__Direction__
Copy exactly, and only, the lines between the start of the entries below and the line containing "const FONT = 'Liberation", both inclusive. Omit pictures.

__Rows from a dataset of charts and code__
----

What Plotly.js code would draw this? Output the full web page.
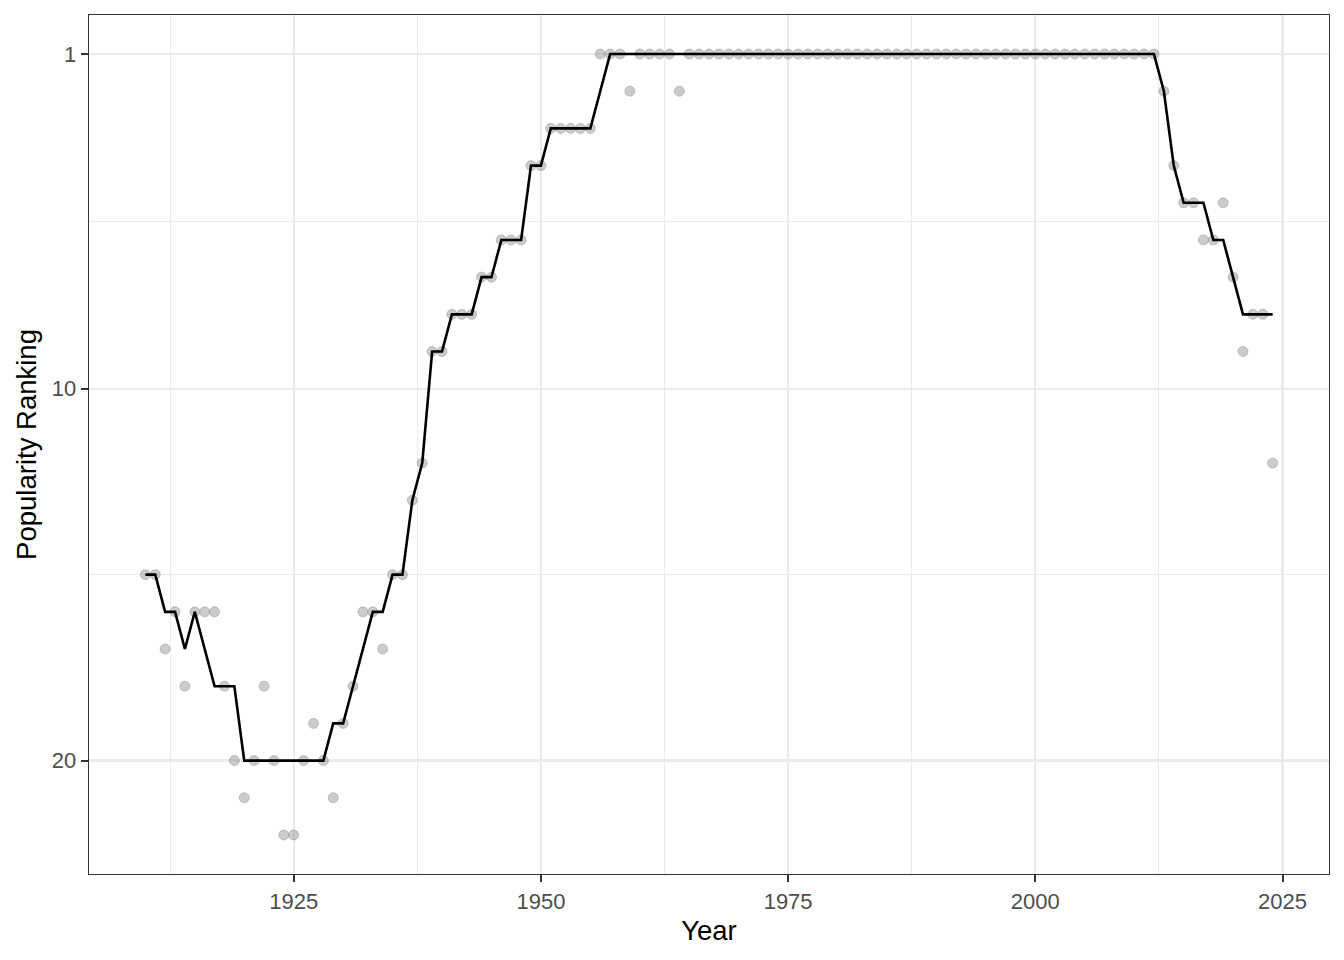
<!DOCTYPE html>
<html>
<head>
<meta charset="utf-8">
<script src="https://cdn.plot.ly/plotly-3.0.1.min.js"></script>
<style>
html,body{margin:0;padding:0;background:#fff;}
#chart{width:1344px;height:960px;}
</style>
</head>
<body>
<div id="chart"></div>
<script>
const years = [
  1910,1911,1912,1913,1914,1915,1916,1917,1918,1919,
  1920,1921,1922,1923,1924,1925,1926,1927,1928,1929,
  1930,1931,1932,1933,1934,1935,1936,1937,1938,1939,
  1940,1941,1942,1943,1944,1945,1946,1947,1948,1949,
  1950,1951,1952,1953,1954,1955,1956,1957,1958,1959,
  1960,1961,1962,1963,1964,1965,1966,1967,1968,1969,
  1970,1971,1972,1973,1974,1975,1976,1977,1978,1979,
  1980,1981,1982,1983,1984,1985,1986,1987,1988,1989,
  1990,1991,1992,1993,1994,1995,1996,1997,1998,1999,
  2000,2001,2002,2003,2004,2005,2006,2007,2008,2009,
  2010,2011,2012,2013,2014,2015,2016,2017,2018,2019,
  2020,2021,2022,2023,2024
];
const rankPoints = [
  15,15,17,16,18,16,16,16,18,20,
  21,20,18,20,22,22,20,19,20,21,
  19,18,16,16,17,15,15,13,12,9,
  9,8,8,8,7,7,6,6,6,4,
  4,3,3,3,3,3,1,1,1,2,
  1,1,1,1,2,1,1,1,1,1,
  1,1,1,1,1,1,1,1,1,1,
  1,1,1,1,1,1,1,1,1,1,
  1,1,1,1,1,1,1,1,1,1,
  1,1,1,1,1,1,1,1,1,1,
  1,1,1,2,4,5,5,6,6,5,
  7,9,8,8,12
];
const rankTrend = [
  15,15,16,16,17,16,17,18,18,18,
  20,20,20,20,20,20,20,20,20,19,
  19,18,17,16,16,15,15,13,12,9,
  9,8,8,8,7,7,6,6,6,4,
  4,3,3,3,3,3,2,1,1,1,
  1,1,1,1,1,1,1,1,1,1,
  1,1,1,1,1,1,1,1,1,1,
  1,1,1,1,1,1,1,1,1,1,
  1,1,1,1,1,1,1,1,1,1,
  1,1,1,1,1,1,1,1,1,1,
  1,1,1,2,4,5,5,5,6,6,
  7,8,8,8,8
];
const xTickVals = [1925,1950,1975,2000,2025];
const xTickText = ['1925','1950','1975','2000','2025'];
const xMinorVals = [1912.5,1937.5,1962.5,1987.5,2012.5];
const yTickVals = [1,10,20];
const yTickText = ['1','10','20'];
const yMinorVals = [5.5,15];

const FONT = 'Liberation Sans, Arial, sans-serif';

const traces = [
  {
    x: years, y: rankPoints, type: 'scatter', mode: 'markers',
    marker: {size: 10, color: 'rgba(127,127,127,0.4)', line: {color: 'rgba(127,127,127,0.4)', width: 1}},
    hoverinfo: 'x+y', showlegend: false
  },
  {
    x: years, y: rankTrend, type: 'scatter', mode: 'lines',
    line: {color: '#000000', width: 2.6},
    hoverinfo: 'x+y', showlegend: false
  }
];

const axisCommon = {
  showline: true, mirror: true, linecolor: '#333333', linewidth: 1.3,
  ticks: 'outside', ticklen: 7, tickwidth: 2, tickcolor: '#333333',
  showgrid: true, gridcolor: '#EBEBEB', gridwidth: 2.2,
  zeroline: false,
  tickfont: {family: FONT, size: 22, color: '#4D4D4D'}
};

const layout = {
  width: 1344, height: 960,
  paper_bgcolor: '#ffffff', plot_bgcolor: '#ffffff',
  margin: {l: 89, r: 15, t: 15, b: 86},
  showlegend: false,
  xaxis: Object.assign({}, axisCommon, {
    range: [1904.3, 2029.7],
    tickmode: 'array', tickvals: xTickVals, ticktext: xTickText,
    minor: {tickmode: 'array', tickvals: xMinorVals, showgrid: true, gridcolor: '#EBEBEB', gridwidth: 1.1, ticks: ''},
    title: {text: 'Year', font: {family: FONT, size: 27.5, color: '#000000'}, standoff: 8}
  }),
  yaxis: Object.assign({}, axisCommon, {
    range: [23.05, -0.05],
    tickmode: 'array', tickvals: yTickVals, ticktext: yTickText,
    minor: {tickmode: 'array', tickvals: yMinorVals, showgrid: true, gridcolor: '#EBEBEB', gridwidth: 1.1, ticks: ''},
    title: {text: 'Popularity Ranking', font: {family: FONT, size: 27.5, color: '#000000'}, standoff: 7}
  })
};

Plotly.newPlot('chart', traces, layout, {staticPlot: true, displayModeBar: false});
</script>
</body>
</html>
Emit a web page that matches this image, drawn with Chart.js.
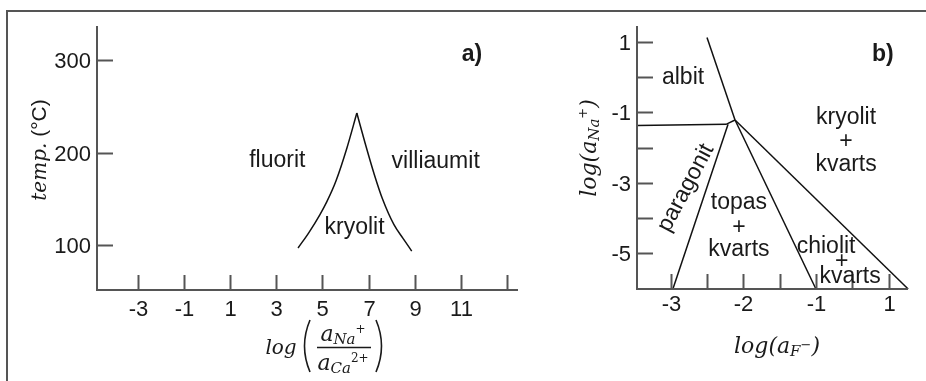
<!DOCTYPE html>
<html>
<head>
<meta charset="utf-8">
<script src="https://cdn.jsdelivr.net/npm/chart.js@4/dist/chart.umd.min.js"></script>
<style>
  body { margin: 0; background: #fff; }
  #wrap { position: relative; width: 926px; height: 381px; overflow: hidden; }
  #wrap canvas { position: absolute; left: 0; top: 0; }
  #frame { position: absolute; left: 6px; top: 10px; width: 960px; height: 420px;
           border-top: 2px solid #555; border-left: 2px solid #555; }
</style>
</head>
<body>
<div id="wrap">
  <div id="frame"></div>
  <canvas id="chartA" width="926" height="381"></canvas>
  <canvas id="chartB" width="926" height="381"></canvas>
</div>
<script>
// ---- a) temp. vs log(aNa+/aCa2+) ----
const aTicksX = [-3, -1, 1, 3, 5, 7, 9, 11, 13];
const aLabelsX = ['-3', '-1', '1', '3', '5', '7', '9', '11', ''];
const aTicksY = [100, 200, 300];
const aLabelsY = ['100', '200', '300'];
// grensen rundt kryolitfeltet (venstre og høyre gren)
const kryolitLeft = [
  { x: 3.94, y: 96.8 }, { x: 4.41, y: 113.5 }, { x: 4.89, y: 133 }, { x: 5.19, y: 147 },
  { x: 5.58, y: 169 }, { x: 6.06, y: 205 }, { x: 6.49, y: 242.7 }
];
const kryolitRight = [
  { x: 6.49, y: 242.7 }, { x: 6.85, y: 210 }, { x: 7.25, y: 176 }, { x: 7.6, y: 150 },
  { x: 8.1, y: 122 }, { x: 8.5, y: 107 }, { x: 8.87, y: 93.5 }
];
const aFields = [
  { text: 'fluorit', x: 3.04, y: 190.8 },
  { text: 'villiaumit', x: 9.91, y: 189.7 },
  { text: 'kryolit', x: 6.39, y: 118.4 }
];

// ---- b) log(aNa+) vs log(aF-) ----
const bTicksX = [-3, -2.5, -2, -1.5, -1, -0.5, 0];
const bLabelsX = ['-3', '', '-2', '', '-1', '', '1'];
const bTicksY = [1, 0, -1, -2, -3, -4, -5];
const bLabelsY = ['1', '', '-1', '', '-3', '', '-5'];
const albitKryolit = [{ x: -2.50, y: 1.13 }, { x: -2.114, y: -1.218 }];
const albitParagonit = [{ x: -3.464, y: -1.37 }, { x: -2.238, y: -1.34 }, { x: -2.114, y: -1.218 }];
const paragonitTopas = [{ x: -2.97, y: -6.02 }, { x: -2.21, y: -1.34 }];
const topasChiolit = [{ x: -2.114, y: -1.218 }, { x: -1.0, y: -6.02 }];
const chiolitKryolit = [{ x: -2.114, y: -1.218 }, { x: 0.27, y: -6.02 }];
const bFields = [
  { text: 'albit', x: -2.83, y: -0.02 },
  { text: 'kryolit', x: -0.585, y: -1.16 },
  { text: '+', x: -0.585, y: -1.84 },
  { text: 'kvarts', x: -0.585, y: -2.50 },
  { text: 'topas', x: -2.06, y: -3.58 },
  { text: '+', x: -2.06, y: -4.29 },
  { text: 'kvarts', x: -2.06, y: -4.91 },
  { text: 'chiolit', x: -0.86, y: -4.82 },
  { text: '+', x: -0.645, y: -5.23 },
  { text: 'kvarts', x: -0.53, y: -5.67 },
  { text: 'paragonit', x: -2.79, y: -3.15, rot: -62 }
];

const SANS = '"Liberation Sans", Arial, sans-serif';
const MATH = '"DejaVu Serif", serif';
const INK = '#1a1a1a';
const AXIS = '#555';

// tegner tekst satt sammen av flere deler (kursiv, senket, hevet)
function richText(ctx, parts, cx, baseY) {
  let total = 0;
  parts.forEach(p => { ctx.font = p.f; total += ctx.measureText(p.t).width + (p.gap || 0); });
  let x = cx - total / 2;
  ctx.textAlign = 'left';
  ctx.textBaseline = 'alphabetic';
  parts.forEach(p => {
    ctx.font = p.f;
    ctx.fillText(p.t, x, baseY + (p.dy || 0));
    x += ctx.measureText(p.t).width + (p.gap || 0);
  });
}

// akser, merker, feltnavn og aksetitler
const paperAxes = {
  id: 'paperAxes',
  afterDatasetsDraw(chart, args, o) {
    const { ctx, chartArea: ca, scales: { x, y } } = chart;
    ctx.save();
    ctx.strokeStyle = AXIS;
    ctx.lineWidth = 2;
    ctx.beginPath();
    ctx.moveTo(ca.left, ca.top);
    ctx.lineTo(ca.left, ca.bottom);
    ctx.lineTo(ca.right, ca.bottom);
    ctx.stroke();

    ctx.fillStyle = INK;
    ctx.font = '22px ' + SANS;
    ctx.textAlign = 'center';
    ctx.textBaseline = 'middle';
    o.xTicks.forEach((v, i) => {
      const px = Math.round(x.getPixelForValue(v)) + 0.5;
      ctx.beginPath();
      ctx.moveTo(px, ca.bottom);
      ctx.lineTo(px, ca.bottom - 15);
      ctx.stroke();
      ctx.fillText(o.xLabels[i], px, ca.bottom + o.xLabelOff);
    });
    ctx.textAlign = 'right';
    o.yTicks.forEach((v, i) => {
      const py = Math.round(y.getPixelForValue(v)) + 0.5;
      ctx.beginPath();
      ctx.moveTo(ca.left, py);
      ctx.lineTo(ca.left + 16, py);
      ctx.stroke();
      ctx.fillText(o.yLabels[i], ca.left - 6, py + 1);
    });

    ctx.font = '23px ' + SANS;
    ctx.textAlign = 'center';
    o.fields.forEach(f => {
      const px = x.getPixelForValue(f.x), py = y.getPixelForValue(f.y);
      ctx.save();
      ctx.translate(px, py);
      if (f.rot) ctx.rotate(f.rot * Math.PI / 180);
      ctx.fillText(f.text, 0, 0);
      ctx.restore();
    });
    ctx.font = 'bold 23px ' + SANS;
    ctx.fillText(o.tag.text, x.getPixelForValue(o.tag.x), y.getPixelForValue(o.tag.y));

    o.titles(ctx, ca);
    ctx.restore();
  }
};

function titlesA(ctx, ca) {
  // y: temp. (°C)
  ctx.save();
  ctx.translate(46, 150);
  ctx.rotate(-Math.PI / 2);
  richText(ctx, [
    { t: 'temp.', f: 'italic 20px ' + MATH },
    { t: ' (°C)', f: '21px ' + SANS }
  ], 0, 0);
  ctx.restore();
  // x: log( aNa+ / aCa2+ )
  richText(ctx, [{ t: 'log', f: 'italic 20px ' + MATH }], 281, 354);
  ctx.strokeStyle = INK;
  ctx.lineWidth = 1.6;
  ctx.beginPath();
  ctx.moveTo(310, 320); ctx.quadraticCurveTo(299, 346, 310, 372);
  ctx.moveTo(376, 320); ctx.quadraticCurveTo(387, 346, 376, 372);
  ctx.moveTo(317, 347.5); ctx.lineTo(371, 347.5);
  ctx.stroke();
  richText(ctx, [
    { t: 'a', f: 'italic 22px ' + MATH },
    { t: 'Na', f: 'italic 15px ' + MATH, dy: 3 },
    { t: '+', f: '12px ' + MATH, dy: -8 }
  ], 343, 341);
  richText(ctx, [
    { t: 'a', f: 'italic 22px ' + MATH },
    { t: 'Ca', f: 'italic 15px ' + MATH, dy: 3 },
    { t: '2+', f: '12px ' + MATH, dy: -8 }
  ], 343, 370);
}

function titlesB(ctx, ca) {
  ctx.save();
  ctx.translate(596, 148);
  ctx.rotate(-Math.PI / 2);
  richText(ctx, [
    { t: 'log(a', f: 'italic 22px ' + MATH },
    { t: 'Na', f: 'italic 15px ' + MATH, dy: 3 },
    { t: '+', f: '13px ' + MATH, dy: -9 },
    { t: ')', f: 'italic 22px ' + MATH }
  ], 0, 0);
  ctx.restore();
  richText(ctx, [
    { t: 'log(a', f: 'italic 22px ' + MATH },
    { t: 'F', f: 'italic 15px ' + MATH, dy: 3 },
    { t: '−', f: '13px ' + MATH, dy: -4 },
    { t: ')', f: 'italic 22px ' + MATH }
  ], 777, 353);
}

function line(data, smooth) {
  return {
    data, showLine: true, borderColor: '#111', borderWidth: 1.5,
    pointRadius: 0, clip: false,
    cubicInterpolationMode: smooth ? 'monotone' : 'default', tension: 0
  };
}

function baseOptions(pad, xr, yr, axesOpts) {
  return {
    responsive: false, animation: false, events: [],
    layout: { padding: pad },
    plugins: { legend: { display: false }, tooltip: { enabled: false }, paperAxes: axesOpts },
    scales: {
      x: { type: 'linear', min: xr[0], max: xr[1], display: false },
      y: { type: 'linear', min: yr[0], max: yr[1], display: false }
    }
  };
}

new Chart(document.getElementById('chartA'), {
  type: 'scatter',
  data: { datasets: [line(kryolitLeft, true), line(kryolitRight, true)] },
  options: baseOptions({ left: 97, top: 26, right: 408, bottom: 91 }, [-4.78, 13.48], [51.4, 336.8], {
    xTicks: aTicksX, xLabels: aLabelsX, yTicks: aTicksY, yLabels: aLabelsY,
    xLabelOff: 20, fields: aFields, tag: { text: 'a)', x: 11.48, y: 305.4 }, titles: titlesA
  }),
  plugins: [paperAxes]
});

new Chart(document.getElementById('chartB'), {
  type: 'scatter',
  data: { datasets: [
    line(albitKryolit), line(albitParagonit), line(paragonitTopas),
    line(topasChiolit), line(chiolitKryolit)
  ] },
  options: baseOptions({ left: 637, top: 26, right: 18, bottom: 92 }, [-3.464, 0.268], [-6.02, 1.455], {
    xTicks: bTicksX, xLabels: bLabelsX, yTicks: bTicksY, yLabels: bLabelsY,
    xLabelOff: 16, fields: bFields, tag: { text: 'b)', x: -0.08, y: 0.63 }, titles: titlesB
  }),
  plugins: [paperAxes]
});
</script>
</body>
</html>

----

__Exercise answer__
What Plotly.js code would draw this? Output the full web page.
<!DOCTYPE html>
<html>
<head>
<meta charset="utf-8">
<script src="https://cdn.plot.ly/plotly-3.0.1.min.js"></script>
<style>
html,body{margin:0;padding:0;background:#fff;}
#chart{width:1344px;height:960px;}
</style>
</head>
<body>
<div id="chart"></div>
<script>
const years = [
  1910,1911,1912,1913,1914,1915,1916,1917,1918,1919,
  1920,1921,1922,1923,1924,1925,1926,1927,1928,1929,
  1930,1931,1932,1933,1934,1935,1936,1937,1938,1939,
  1940,1941,1942,1943,1944,1945,1946,1947,1948,1949,
  1950,1951,1952,1953,1954,1955,1956,1957,1958,1959,
  1960,1961,1962,1963,1964,1965,1966,1967,1968,1969,
  1970,1971,1972,1973,1974,1975,1976,1977,1978,1979,
  1980,1981,1982,1983,1984,1985,1986,1987,1988,1989,
  1990,1991,1992,1993,1994,1995,1996,1997,1998,1999,
  2000,2001,2002,2003,2004,2005,2006,2007,2008,2009,
  2010,2011,2012,2013,2014,2015,2016,2017,2018,2019,
  2020,2021,2022,2023,2024
];
const rankPoints = [
  15,15,17,16,18,16,16,16,18,20,
  21,20,18,20,22,22,20,19,20,21,
  19,18,16,16,17,15,15,13,12,9,
  9,8,8,8,7,7,6,6,6,4,
  4,3,3,3,3,3,1,1,1,2,
  1,1,1,1,2,1,1,1,1,1,
  1,1,1,1,1,1,1,1,1,1,
  1,1,1,1,1,1,1,1,1,1,
  1,1,1,1,1,1,1,1,1,1,
  1,1,1,1,1,1,1,1,1,1,
  1,1,1,2,4,5,5,6,6,5,
  7,9,8,8,12
];
const rankTrend = [
  15,15,16,16,17,16,17,18,18,18,
  20,20,20,20,20,20,20,20,20,19,
  19,18,17,16,16,15,15,13,12,9,
  9,8,8,8,7,7,6,6,6,4,
  4,3,3,3,3,3,2,1,1,1,
  1,1,1,1,1,1,1,1,1,1,
  1,1,1,1,1,1,1,1,1,1,
  1,1,1,1,1,1,1,1,1,1,
  1,1,1,1,1,1,1,1,1,1,
  1,1,1,1,1,1,1,1,1,1,
  1,1,1,2,4,5,5,5,6,6,
  7,8,8,8,8
];
const xTickVals = [1925,1950,1975,2000,2025];
const xTickText = ['1925','1950','1975','2000','2025'];
const xMinorVals = [1912.5,1937.5,1962.5,1987.5,2012.5];
const yTickVals = [1,10,20];
const yTickText = ['1','10','20'];
const yMinorVals = [5.5,15];

const FONT = 'Liberation Sans, Arial, sans-serif';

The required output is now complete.